World History 1949

About the history of the world in 1949, Germany is split into two, South Africa adopts apartheid.

TWO CENTURIES OF WORLD HISTORY: 1778-1978

1949

* Chinese Communist forces under Mao Tsetung consolidated their victory over Nationalist troops in Manchuria and swept south into the Chinese heartland. The Nationalist stronghold at Tientsin collapsed on Jan. 15, and on the 21st, two days before the fall of Peking, Pres. Chiang Kai-shek was forced to resign in favor of Vice-President Li Tsung-jen, who tried in vain to salvage southern China through a negotiated settlement with Mao. Driven from Nanking (Apr. 21), from Canton (Oct. 13), and from Chungking (Dec. 8), the weary Nationalist government fled across the strait to Taiwan and asylum. Meanwhile, on Oct. 1, Mao proclaimed the birth of the People's Republic of China. Now came the hard part. Somehow Mao had to mobilize a quarter of the world's population into a force for radical social change while at the same time stabilizing the disjointed Chinese economy. The civil war coming on top of the Japanese occupation had crippled the nation's industry and agriculture, and a third of the arable land lay under floodwaters. With the Organic Law, Mao set himself up as chairman of the Central People's Government Council with powers equivalent to those of the U.S. president, the chief justice, and congressional leaders all rolled into one. The nuts and bolts of statecraft, however, he left to the state Administrative Council, headed by his trusted lieutenant Chou En-lai. What transpired inside China at mid-century was ignored, diplomatically at least, by the U.S. While Great Britain, France, India, Burma, Pakistan, Ceylon, and all the Communist countries promptly recognized the red government in Peking, Washington refused to do so.

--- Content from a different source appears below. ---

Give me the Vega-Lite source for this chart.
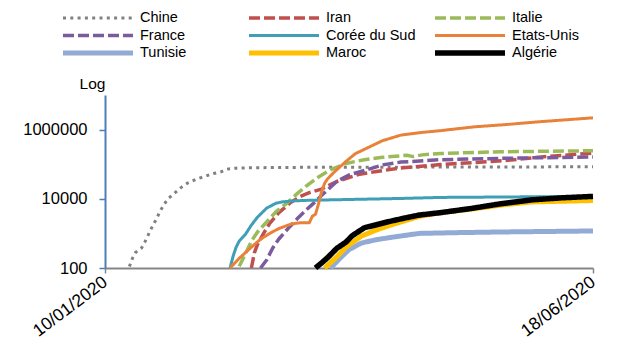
{
  "$schema": "https://vega.github.io/schema/vega-lite/v6.json",
  "autosize": {"type": "none"},
  "width": 488,
  "height": 173,
  "padding": {"left": 105, "top": 95, "right": 31, "bottom": 94},
  "background": "white",
  "config": {"view": {"stroke": null}, "font": "Liberation Sans"},
  "data": {"values": [
    {"pays": "Chine", "date": "2020-01-18", "cas": 110},
    {"pays": "Chine", "date": "2020-01-19", "cas": 190},
    {"pays": "Chine", "date": "2020-01-20", "cas": 280},
    {"pays": "Chine", "date": "2020-01-21", "cas": 330},
    {"pays": "Chine", "date": "2020-01-22", "cas": 380},
    {"pays": "Chine", "date": "2020-01-23", "cas": 550},
    {"pays": "Chine", "date": "2020-01-24", "cas": 830},
    {"pays": "Chine", "date": "2020-01-25", "cas": 1290},
    {"pays": "Chine", "date": "2020-01-26", "cas": 1900},
    {"pays": "Chine", "date": "2020-01-27", "cas": 2750},
    {"pays": "Chine", "date": "2020-01-28", "cas": 4270},
    {"pays": "Chine", "date": "2020-01-29", "cas": 6030},
    {"pays": "Chine", "date": "2020-01-30", "cas": 8300},
    {"pays": "Chine", "date": "2020-01-31", "cas": 10700},
    {"pays": "Chine", "date": "2020-02-02", "cas": 15100},
    {"pays": "Chine", "date": "2020-02-04", "cas": 21400},
    {"pays": "Chine", "date": "2020-02-06", "cas": 28200},
    {"pays": "Chine", "date": "2020-02-09", "cas": 37200},
    {"pays": "Chine", "date": "2020-02-12", "cas": 45000},
    {"pays": "Chine", "date": "2020-02-14", "cas": 52500},
    {"pays": "Chine", "date": "2020-02-17", "cas": 60000},
    {"pays": "Chine", "date": "2020-02-19", "cas": 72000},
    {"pays": "Chine", "date": "2020-02-22", "cas": 77000},
    {"pays": "Chine", "date": "2020-02-27", "cas": 79000},
    {"pays": "Chine", "date": "2020-03-10", "cas": 80800},
    {"pays": "Chine", "date": "2020-04-09", "cas": 82000},
    {"pays": "Chine", "date": "2020-05-19", "cas": 83000},
    {"pays": "Chine", "date": "2020-06-18", "cas": 84500},

    {"pays": "Iran", "date": "2020-02-27", "cas": 100},
    {"pays": "Iran", "date": "2020-02-28", "cas": 280},
    {"pays": "Iran", "date": "2020-02-29", "cas": 480},
    {"pays": "Iran", "date": "2020-03-02", "cas": 1000},
    {"pays": "Iran", "date": "2020-03-04", "cas": 1950},
    {"pays": "Iran", "date": "2020-03-07", "cas": 3980},
    {"pays": "Iran", "date": "2020-03-11", "cas": 7940},
    {"pays": "Iran", "date": "2020-03-14", "cas": 11700},
    {"pays": "Iran", "date": "2020-03-17", "cas": 15100},
    {"pays": "Iran", "date": "2020-03-21", "cas": 19100},
    {"pays": "Iran", "date": "2020-03-26", "cas": 31600},
    {"pays": "Iran", "date": "2020-04-02", "cas": 50100},
    {"pays": "Iran", "date": "2020-04-08", "cas": 61700},
    {"pays": "Iran", "date": "2020-04-16", "cas": 77600},
    {"pays": "Iran", "date": "2020-04-29", "cas": 97700},
    {"pays": "Iran", "date": "2020-05-10", "cas": 112000},
    {"pays": "Iran", "date": "2020-05-21", "cas": 129000},
    {"pays": "Iran", "date": "2020-06-01", "cas": 162000},
    {"pays": "Iran", "date": "2020-06-18", "cas": 209000},

    {"pays": "Italie", "date": "2020-02-23", "cas": 112},
    {"pays": "Italie", "date": "2020-02-25", "cas": 250},
    {"pays": "Italie", "date": "2020-02-27", "cas": 600},
    {"pays": "Italie", "date": "2020-02-29", "cas": 1100},
    {"pays": "Italie", "date": "2020-03-03", "cas": 2140},
    {"pays": "Italie", "date": "2020-03-06", "cas": 4170},
    {"pays": "Italie", "date": "2020-03-10", "cas": 7940},
    {"pays": "Italie", "date": "2020-03-13", "cas": 14100},
    {"pays": "Italie", "date": "2020-03-16", "cas": 23400},
    {"pays": "Italie", "date": "2020-03-20", "cas": 42700},
    {"pays": "Italie", "date": "2020-03-24", "cas": 69200},
    {"pays": "Italie", "date": "2020-03-29", "cas": 105000},
    {"pays": "Italie", "date": "2020-04-04", "cas": 135000},
    {"pays": "Italie", "date": "2020-04-10", "cas": 158000},
    {"pays": "Italie", "date": "2020-04-16", "cas": 174000},
    {"pays": "Italie", "date": "2020-04-18", "cas": 182000},
    {"pays": "Italie", "date": "2020-04-20", "cas": 166000},
    {"pays": "Italie", "date": "2020-04-23", "cas": 186000},
    {"pays": "Italie", "date": "2020-04-29", "cas": 204000},
    {"pays": "Italie", "date": "2020-05-19", "cas": 229000},
    {"pays": "Italie", "date": "2020-06-18", "cas": 245000},

    {"pays": "France", "date": "2020-03-01", "cas": 100},
    {"pays": "France", "date": "2020-03-03", "cas": 170},
    {"pays": "France", "date": "2020-03-05", "cas": 380},
    {"pays": "France", "date": "2020-03-07", "cas": 690},
    {"pays": "France", "date": "2020-03-10", "cas": 1380},
    {"pays": "France", "date": "2020-03-13", "cas": 2630},
    {"pays": "France", "date": "2020-03-16", "cas": 4790},
    {"pays": "France", "date": "2020-03-19", "cas": 8320},
    {"pays": "France", "date": "2020-03-22", "cas": 15100},
    {"pays": "France", "date": "2020-03-26", "cas": 31600},
    {"pays": "France", "date": "2020-03-30", "cas": 49000},
    {"pays": "France", "date": "2020-04-05", "cas": 69200},
    {"pays": "France", "date": "2020-04-10", "cas": 95500},
    {"pays": "France", "date": "2020-04-16", "cas": 115000},
    {"pays": "France", "date": "2020-04-29", "cas": 135000},
    {"pays": "France", "date": "2020-05-19", "cas": 148000},
    {"pays": "France", "date": "2020-06-18", "cas": 162000},

    {"pays": "Corée du Sud", "date": "2020-02-20", "cas": 100},
    {"pays": "Corée du Sud", "date": "2020-02-21", "cas": 220},
    {"pays": "Corée du Sud", "date": "2020-02-22", "cas": 400},
    {"pays": "Corée du Sud", "date": "2020-02-23", "cas": 600},
    {"pays": "Corée du Sud", "date": "2020-02-25", "cas": 930},
    {"pays": "Corée du Sud", "date": "2020-02-27", "cas": 1740},
    {"pays": "Corée du Sud", "date": "2020-02-29", "cas": 2950},
    {"pays": "Corée du Sud", "date": "2020-03-03", "cas": 5370},
    {"pays": "Corée du Sud", "date": "2020-03-06", "cas": 7400},
    {"pays": "Corée du Sud", "date": "2020-03-08", "cas": 8130},
    {"pays": "Corée du Sud", "date": "2020-03-12", "cas": 8700},
    {"pays": "Corée du Sud", "date": "2020-03-16", "cas": 9000},
    {"pays": "Corée du Sud", "date": "2020-03-24", "cas": 9330},
    {"pays": "Corée du Sud", "date": "2020-04-16", "cas": 10230},
    {"pays": "Corée du Sud", "date": "2020-04-29", "cas": 10960},
    {"pays": "Corée du Sud", "date": "2020-06-18", "cas": 11750},

    {"pays": "Etats-Unis", "date": "2020-02-20", "cas": 100},
    {"pays": "Etats-Unis", "date": "2020-02-23", "cas": 190},
    {"pays": "Etats-Unis", "date": "2020-02-27", "cas": 400},
    {"pays": "Etats-Unis", "date": "2020-03-01", "cas": 680},
    {"pays": "Etats-Unis", "date": "2020-03-04", "cas": 1000},
    {"pays": "Etats-Unis", "date": "2020-03-07", "cas": 1380},
    {"pays": "Etats-Unis", "date": "2020-03-11", "cas": 1860},
    {"pays": "Etats-Unis", "date": "2020-03-14", "cas": 2040},
    {"pays": "Etats-Unis", "date": "2020-03-17", "cas": 2040},
    {"pays": "Etats-Unis", "date": "2020-03-18", "cas": 3160},
    {"pays": "Etats-Unis", "date": "2020-03-19", "cas": 3550},
    {"pays": "Etats-Unis", "date": "2020-03-20", "cas": 7080},
    {"pays": "Etats-Unis", "date": "2020-03-21", "cas": 15800},
    {"pays": "Etats-Unis", "date": "2020-03-22", "cas": 28200},
    {"pays": "Etats-Unis", "date": "2020-03-23", "cas": 38000},
    {"pays": "Etats-Unis", "date": "2020-03-25", "cas": 57500},
    {"pays": "Etats-Unis", "date": "2020-03-27", "cas": 83200},
    {"pays": "Etats-Unis", "date": "2020-03-29", "cas": 120000},
    {"pays": "Etats-Unis", "date": "2020-04-01", "cas": 200000},
    {"pays": "Etats-Unis", "date": "2020-04-05", "cas": 295000},
    {"pays": "Etats-Unis", "date": "2020-04-10", "cas": 479000},
    {"pays": "Etats-Unis", "date": "2020-04-16", "cas": 692000},
    {"pays": "Etats-Unis", "date": "2020-04-22", "cas": 813000},
    {"pays": "Etats-Unis", "date": "2020-04-29", "cas": 933000},
    {"pays": "Etats-Unis", "date": "2020-05-10", "cas": 1200000},
    {"pays": "Etats-Unis", "date": "2020-05-21", "cas": 1410000},
    {"pays": "Etats-Unis", "date": "2020-06-01", "cas": 1700000},
    {"pays": "Etats-Unis", "date": "2020-06-18", "cas": 2190000},

    {"pays": "Tunisie", "date": "2020-03-24", "cas": 100},
    {"pays": "Tunisie", "date": "2020-03-27", "cas": 190},
    {"pays": "Tunisie", "date": "2020-03-30", "cas": 340},
    {"pays": "Tunisie", "date": "2020-04-03", "cas": 525},
    {"pays": "Tunisie", "date": "2020-04-08", "cas": 660},
    {"pays": "Tunisie", "date": "2020-04-14", "cas": 795},
    {"pays": "Tunisie", "date": "2020-04-22", "cas": 1000},
    {"pays": "Tunisie", "date": "2020-05-04", "cas": 1050},
    {"pays": "Tunisie", "date": "2020-05-19", "cas": 1100},
    {"pays": "Tunisie", "date": "2020-06-18", "cas": 1175},

    {"pays": "Maroc", "date": "2020-03-22", "cas": 100},
    {"pays": "Maroc", "date": "2020-03-26", "cas": 210},
    {"pays": "Maroc", "date": "2020-03-29", "cas": 400},
    {"pays": "Maroc", "date": "2020-04-03", "cas": 830},
    {"pays": "Maroc", "date": "2020-04-08", "cas": 1260},
    {"pays": "Maroc", "date": "2020-04-13", "cas": 1780},
    {"pays": "Maroc", "date": "2020-04-22", "cas": 3090},
    {"pays": "Maroc", "date": "2020-04-29", "cas": 3980},
    {"pays": "Maroc", "date": "2020-05-09", "cas": 5010},
    {"pays": "Maroc", "date": "2020-05-19", "cas": 6610},
    {"pays": "Maroc", "date": "2020-05-29", "cas": 8130},
    {"pays": "Maroc", "date": "2020-06-08", "cas": 8510},
    {"pays": "Maroc", "date": "2020-06-18", "cas": 8910},

    {"pays": "Algérie", "date": "2020-03-19", "cas": 100},
    {"pays": "Algérie", "date": "2020-03-21", "cas": 140},
    {"pays": "Algérie", "date": "2020-03-23", "cas": 200},
    {"pays": "Algérie", "date": "2020-03-26", "cas": 370},
    {"pays": "Algérie", "date": "2020-03-29", "cas": 560},
    {"pays": "Algérie", "date": "2020-03-31", "cas": 850},
    {"pays": "Algérie", "date": "2020-04-04", "cas": 1450},
    {"pays": "Algérie", "date": "2020-04-08", "cas": 1780},
    {"pays": "Algérie", "date": "2020-04-12", "cas": 2190},
    {"pays": "Algérie", "date": "2020-04-17", "cas": 2750},
    {"pays": "Algérie", "date": "2020-04-22", "cas": 3390},
    {"pays": "Algérie", "date": "2020-04-29", "cas": 3980},
    {"pays": "Algérie", "date": "2020-05-09", "cas": 5250},
    {"pays": "Algérie", "date": "2020-05-19", "cas": 7240},
    {"pays": "Algérie", "date": "2020-05-29", "cas": 9330},
    {"pays": "Algérie", "date": "2020-06-08", "cas": 10700},
    {"pays": "Algérie", "date": "2020-06-18", "cas": 11750}
  ]},
  "mark": {"type": "line", "strokeJoin": "round", "strokeCap": "butt"},
  "encoding": {
    "x": {
      "field": "date", "type": "temporal",
      "scale": {"type": "utc", "domain": [{"year": 2020, "month": 1, "date": 10, "utc": true}, {"year": 2020, "month": 6, "date": 18, "utc": true}]},
      "axis": {
        "title": null,
        "values": [{"year": 2020, "month": 1, "date": 10, "utc": true}, {"year": 2020, "month": 6, "date": 18, "utc": true}],
        "labelExpr": "utcFormat(datum.value, '%d/%m/%Y')",
        "labelAngle": -37, "labelAlign": "right", "labelBaseline": "middle",
        "labelFontSize": 17.5, "labelColor": "#000000", "labelPadding": 7,
        "labelFont": "Liberation Sans",
        "domainColor": "#868686", "domainWidth": 2,
        "tickColor": "#868686", "tickWidth": 1.5, "tickSize": 5,
        "grid": false, "labelOverlap": false, "labelBound": false
      }
    },
    "y": {
      "field": "cas", "type": "quantitative",
      "scale": {"type": "log", "domain": [100, 10000000]},
      "axis": {
        "title": "Log", "titleAngle": 0, "titleX": -13, "titleY": -7,
        "titleAlign": "center", "titleBaseline": "alphabetic",
        "titleFontSize": 15.5, "titleFontWeight": "normal", "titleColor": "#000000",
        "titleFont": "Liberation Sans",
        "values": [100, 10000, 1000000], "format": "d",
        "labelFontSize": 16.5, "labelColor": "#000000", "labelPadding": 12,
        "labelFont": "Liberation Sans",
        "domainColor": "#4A7EBB", "domainWidth": 2,
        "tickColor": "#4A7EBB", "tickWidth": 1.5, "tickSize": 6,
        "grid": false
      }
    },
    "color": {
      "field": "pays", "type": "nominal",
      "scale": {
        "domain": ["Chine", "Iran", "Italie", "France", "Corée du Sud", "Etats-Unis", "Tunisie", "Maroc", "Algérie"],
        "range": ["#808080", "#C0504D", "#9BBB59", "#7A5C9E", "#3E9FB6", "#E8823A", "#92ABD4", "#FFC000", "#000000"]
      },
      "legend": {
        "title": null, "orient": "none", "legendX": -45, "legendY": -85,
        "direction": "horizontal", "clipHeight": 16,
        "columns": 3, "gridAlign": "all", "columnPadding": 16, "rowPadding": 1.5,
        "symbolType": "stroke", "symbolSize": 4900, "labelOffset": 4,
        "labelFontSize": 14.5, "labelColor": "#000000", "labelFont": "Liberation Sans",
        "labelLimit": 200
      }
    },
    "strokeDash": {
      "field": "pays", "type": "nominal",
      "scale": {
        "domain": ["Chine", "Iran", "Italie", "France", "Corée du Sud", "Etats-Unis", "Tunisie", "Maroc", "Algérie"],
        "range": [[3, 4.3], [11, 4], [11, 4], [11, 4], [1, 0], [1, 0], [1, 0], [1, 0], [1, 0]]
      }
    },
    "strokeWidth": {
      "field": "pays", "type": "nominal",
      "scale": {
        "type": "ordinal",
        "domain": ["Chine", "Iran", "Italie", "France", "Corée du Sud", "Etats-Unis", "Tunisie", "Maroc", "Algérie"],
        "range": [3, 3.5, 3.5, 3.5, 3, 3, 5, 5, 5.5]
      }
    }
  }
}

* The British, French, and American zones of occupied Germany became th Federal Republic of Germany (West), while the Soviet-occupied zone emerged as the German Democratic Republic (East).

* The Nationalist Afrikaner party, swept into power in South Africa on a platform of apartheid (racial segregation), wasted no time in carrying out its campaign pledge. Although the white establishment generally rationalized apartheid by insisting that division of the races benefited both black and white, some were more frank. Said Prime Minister Strijdom: "Call it paramountcy, or what you will, it is still domination. I am being as blunt as I can. I am making no excuses. Either the white man dominates or the black man takes over." Nonwhites, i.e., blacks, Indians, and Coloureds (mixed blood), were herded into the seamier quarters of towns and were denied access to white transportation systems and other white public facilities. They were denied the vote, habeas corpus, and the right to strike. Marriage between Europeans and blacks was banned. Unlike the American black, who in the face of similar discrimination could find some comfort and ultimately redress in the letter of the law, South African blacks reading their nation's statutes discovered apartheid upheld in bold strokes. Eventually education, too, was distorted to bolster apartheid. As the South African minister of native affairs put it, "[Racial relations] cannot improve if the result of Native education is the creation of frustrated people who as a result of the education they receive have expectations in life which circumstances in South Africa do not allow to be fulfilled immediately, when it creates people who are trained for a profession not open to them."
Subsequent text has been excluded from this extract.